# TASK OBJECTIVE
Please print all of the material below, word for word.

□ □ □ □ □

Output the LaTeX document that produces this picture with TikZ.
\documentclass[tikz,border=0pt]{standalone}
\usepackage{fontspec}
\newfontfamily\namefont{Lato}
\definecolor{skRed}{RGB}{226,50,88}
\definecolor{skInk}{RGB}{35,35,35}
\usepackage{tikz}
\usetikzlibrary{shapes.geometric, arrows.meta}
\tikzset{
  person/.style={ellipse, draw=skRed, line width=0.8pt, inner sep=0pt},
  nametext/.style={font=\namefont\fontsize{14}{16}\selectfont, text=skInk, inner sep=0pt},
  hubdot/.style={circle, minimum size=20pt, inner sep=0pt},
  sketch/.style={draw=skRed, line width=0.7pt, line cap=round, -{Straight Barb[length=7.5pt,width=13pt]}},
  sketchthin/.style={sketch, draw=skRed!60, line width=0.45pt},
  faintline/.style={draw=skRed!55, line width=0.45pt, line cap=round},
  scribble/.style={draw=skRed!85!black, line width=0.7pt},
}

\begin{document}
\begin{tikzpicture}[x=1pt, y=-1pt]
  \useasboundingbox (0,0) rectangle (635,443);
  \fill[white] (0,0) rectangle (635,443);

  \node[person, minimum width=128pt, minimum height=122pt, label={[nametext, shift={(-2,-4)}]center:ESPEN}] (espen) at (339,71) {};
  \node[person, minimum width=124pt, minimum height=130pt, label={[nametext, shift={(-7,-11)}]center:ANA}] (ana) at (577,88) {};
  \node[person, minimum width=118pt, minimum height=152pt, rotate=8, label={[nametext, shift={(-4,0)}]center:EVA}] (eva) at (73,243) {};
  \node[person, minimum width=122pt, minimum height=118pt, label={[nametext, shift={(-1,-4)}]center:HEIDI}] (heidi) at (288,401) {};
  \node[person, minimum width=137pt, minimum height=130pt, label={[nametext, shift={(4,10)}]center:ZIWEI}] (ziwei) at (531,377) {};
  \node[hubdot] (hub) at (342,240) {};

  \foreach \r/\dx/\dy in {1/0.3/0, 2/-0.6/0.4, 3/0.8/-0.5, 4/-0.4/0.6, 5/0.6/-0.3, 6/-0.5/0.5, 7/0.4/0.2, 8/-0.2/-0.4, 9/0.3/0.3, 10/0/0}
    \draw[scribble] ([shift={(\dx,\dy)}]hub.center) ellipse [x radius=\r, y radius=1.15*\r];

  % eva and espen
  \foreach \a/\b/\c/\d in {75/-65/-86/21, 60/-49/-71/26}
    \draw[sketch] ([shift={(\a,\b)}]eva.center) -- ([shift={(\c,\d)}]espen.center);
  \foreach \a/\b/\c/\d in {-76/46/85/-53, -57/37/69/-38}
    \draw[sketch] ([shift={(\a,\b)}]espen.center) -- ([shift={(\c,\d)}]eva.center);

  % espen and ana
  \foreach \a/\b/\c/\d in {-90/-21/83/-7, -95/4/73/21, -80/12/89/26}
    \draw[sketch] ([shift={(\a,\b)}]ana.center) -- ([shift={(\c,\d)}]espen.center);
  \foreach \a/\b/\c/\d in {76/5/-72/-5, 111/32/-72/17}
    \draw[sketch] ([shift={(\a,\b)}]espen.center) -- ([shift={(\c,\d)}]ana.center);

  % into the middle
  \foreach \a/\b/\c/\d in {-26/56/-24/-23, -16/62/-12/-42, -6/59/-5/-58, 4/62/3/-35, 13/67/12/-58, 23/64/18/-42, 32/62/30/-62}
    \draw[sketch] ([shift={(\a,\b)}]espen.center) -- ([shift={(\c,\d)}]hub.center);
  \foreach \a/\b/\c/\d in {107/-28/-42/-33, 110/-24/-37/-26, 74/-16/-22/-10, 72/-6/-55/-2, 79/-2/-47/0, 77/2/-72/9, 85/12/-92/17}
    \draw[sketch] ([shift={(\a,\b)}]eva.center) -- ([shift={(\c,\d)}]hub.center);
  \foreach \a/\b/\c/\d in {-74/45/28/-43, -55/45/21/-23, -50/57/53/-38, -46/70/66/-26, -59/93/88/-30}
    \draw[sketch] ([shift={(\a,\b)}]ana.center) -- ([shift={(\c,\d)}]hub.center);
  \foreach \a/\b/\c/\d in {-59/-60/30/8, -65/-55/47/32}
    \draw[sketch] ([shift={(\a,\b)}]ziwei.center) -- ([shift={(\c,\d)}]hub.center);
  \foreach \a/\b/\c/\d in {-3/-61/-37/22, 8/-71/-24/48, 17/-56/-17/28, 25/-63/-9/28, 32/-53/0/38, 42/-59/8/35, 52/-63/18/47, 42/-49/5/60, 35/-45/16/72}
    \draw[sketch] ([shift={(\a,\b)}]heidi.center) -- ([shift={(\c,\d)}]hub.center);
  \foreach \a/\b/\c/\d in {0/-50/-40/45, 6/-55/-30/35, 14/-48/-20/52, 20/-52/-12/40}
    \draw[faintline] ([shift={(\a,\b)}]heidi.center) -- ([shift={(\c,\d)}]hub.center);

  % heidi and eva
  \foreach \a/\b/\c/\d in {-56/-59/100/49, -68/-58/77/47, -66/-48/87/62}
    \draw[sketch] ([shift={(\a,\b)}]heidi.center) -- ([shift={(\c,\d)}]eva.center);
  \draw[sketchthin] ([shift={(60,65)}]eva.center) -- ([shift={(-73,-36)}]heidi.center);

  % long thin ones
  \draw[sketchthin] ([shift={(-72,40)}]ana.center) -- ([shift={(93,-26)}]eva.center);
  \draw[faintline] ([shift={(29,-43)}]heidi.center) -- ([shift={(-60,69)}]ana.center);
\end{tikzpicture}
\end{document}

□ □ □ □ □

# RESPONSE TO THIS EXERCISE
Output the LaTeX document that produces this picture with TikZ.
\documentclass[tikz,border=0pt]{standalone}
\usepackage{fontspec}
\newfontfamily\namefont{Lato}
\definecolor{skRed}{RGB}{226,50,88}
\definecolor{skInk}{RGB}{35,35,35}
\usepackage{tikz}
\usetikzlibrary{shapes.geometric, arrows.meta}
\tikzset{
  person/.style={ellipse, draw=skRed, line width=0.8pt, inner sep=0pt},
  nametext/.style={font=\namefont\fontsize{14}{16}\selectfont, text=skInk, inner sep=0pt},
  hubdot/.style={circle, minimum size=20pt, inner sep=0pt},
  sketch/.style={draw=skRed, line width=0.7pt, line cap=round, -{Straight Barb[length=7.5pt,width=13pt]}},
  sketchthin/.style={sketch, draw=skRed!60, line width=0.45pt},
  faintline/.style={draw=skRed!55, line width=0.45pt, line cap=round},
  scribble/.style={draw=skRed!85!black, line width=0.7pt},
}

\begin{document}
\begin{tikzpicture}[x=1pt, y=-1pt]
  \useasboundingbox (0,0) rectangle (635,443);
  \fill[white] (0,0) rectangle (635,443);

  \node[person, minimum width=128pt, minimum height=122pt, label={[nametext, shift={(-2,-4)}]center:ESPEN}] (espen) at (339,71) {};
  \node[person, minimum width=124pt, minimum height=130pt, label={[nametext, shift={(-7,-11)}]center:ANA}] (ana) at (577,88) {};
  \node[person, minimum width=118pt, minimum height=152pt, rotate=8, label={[nametext, shift={(-4,0)}]center:EVA}] (eva) at (73,243) {};
  \node[person, minimum width=122pt, minimum height=118pt, label={[nametext, shift={(-1,-4)}]center:HEIDI}] (heidi) at (288,401) {};
  \node[person, minimum width=137pt, minimum height=130pt, label={[nametext, shift={(4,10)}]center:ZIWEI}] (ziwei) at (531,377) {};
  \node[hubdot] (hub) at (342,240) {};

  \foreach \r/\dx/\dy in {1/0.3/0, 2/-0.6/0.4, 3/0.8/-0.5, 4/-0.4/0.6, 5/0.6/-0.3, 6/-0.5/0.5, 7/0.4/0.2, 8/-0.2/-0.4, 9/0.3/0.3, 10/0/0}
    \draw[scribble] ([shift={(\dx,\dy)}]hub.center) ellipse [x radius=\r, y radius=1.15*\r];

  % eva and espen
  \foreach \a/\b/\c/\d in {75/-65/-86/21, 60/-49/-71/26}
    \draw[sketch] ([shift={(\a,\b)}]eva.center) -- ([shift={(\c,\d)}]espen.center);
  \foreach \a/\b/\c/\d in {-76/46/85/-53, -57/37/69/-38}
    \draw[sketch] ([shift={(\a,\b)}]espen.center) -- ([shift={(\c,\d)}]eva.center);

  % espen and ana
  \foreach \a/\b/\c/\d in {-90/-21/83/-7, -95/4/73/21, -80/12/89/26}
    \draw[sketch] ([shift={(\a,\b)}]ana.center) -- ([shift={(\c,\d)}]espen.center);
  \foreach \a/\b/\c/\d in {76/5/-72/-5, 111/32/-72/17}
    \draw[sketch] ([shift={(\a,\b)}]espen.center) -- ([shift={(\c,\d)}]ana.center);

  % into the middle
  \foreach \a/\b/\c/\d in {-26/56/-24/-23, -16/62/-12/-42, -6/59/-5/-58, 4/62/3/-35, 13/67/12/-58, 23/64/18/-42, 32/62/30/-62}
    \draw[sketch] ([shift={(\a,\b)}]espen.center) -- ([shift={(\c,\d)}]hub.center);
  \foreach \a/\b/\c/\d in {107/-28/-42/-33, 110/-24/-37/-26, 74/-16/-22/-10, 72/-6/-55/-2, 79/-2/-47/0, 77/2/-72/9, 85/12/-92/17}
    \draw[sketch] ([shift={(\a,\b)}]eva.center) -- ([shift={(\c,\d)}]hub.center);
  \foreach \a/\b/\c/\d in {-74/45/28/-43, -55/45/21/-23, -50/57/53/-38, -46/70/66/-26, -59/93/88/-30}
    \draw[sketch] ([shift={(\a,\b)}]ana.center) -- ([shift={(\c,\d)}]hub.center);
  \foreach \a/\b/\c/\d in {-59/-60/30/8, -65/-55/47/32}
    \draw[sketch] ([shift={(\a,\b)}]ziwei.center) -- ([shift={(\c,\d)}]hub.center);
  \foreach \a/\b/\c/\d in {-3/-61/-37/22, 8/-71/-24/48, 17/-56/-17/28, 25/-63/-9/28, 32/-53/0/38, 42/-59/8/35, 52/-63/18/47, 42/-49/5/60, 35/-45/16/72}
    \draw[sketch] ([shift={(\a,\b)}]heidi.center) -- ([shift={(\c,\d)}]hub.center);
  \foreach \a/\b/\c/\d in {0/-50/-40/45, 6/-55/-30/35, 14/-48/-20/52, 20/-52/-12/40}
    \draw[faintline] ([shift={(\a,\b)}]heidi.center) -- ([shift={(\c,\d)}]hub.center);

  % heidi and eva
  \foreach \a/\b/\c/\d in {-56/-59/100/49, -68/-58/77/47, -66/-48/87/62}
    \draw[sketch] ([shift={(\a,\b)}]heidi.center) -- ([shift={(\c,\d)}]eva.center);
  \draw[sketchthin] ([shift={(60,65)}]eva.center) -- ([shift={(-73,-36)}]heidi.center);

  % long thin ones
  \draw[sketchthin] ([shift={(-72,40)}]ana.center) -- ([shift={(93,-26)}]eva.center);
  \draw[faintline] ([shift={(29,-43)}]heidi.center) -- ([shift={(-60,69)}]ana.center);
\end{tikzpicture}
\end{document}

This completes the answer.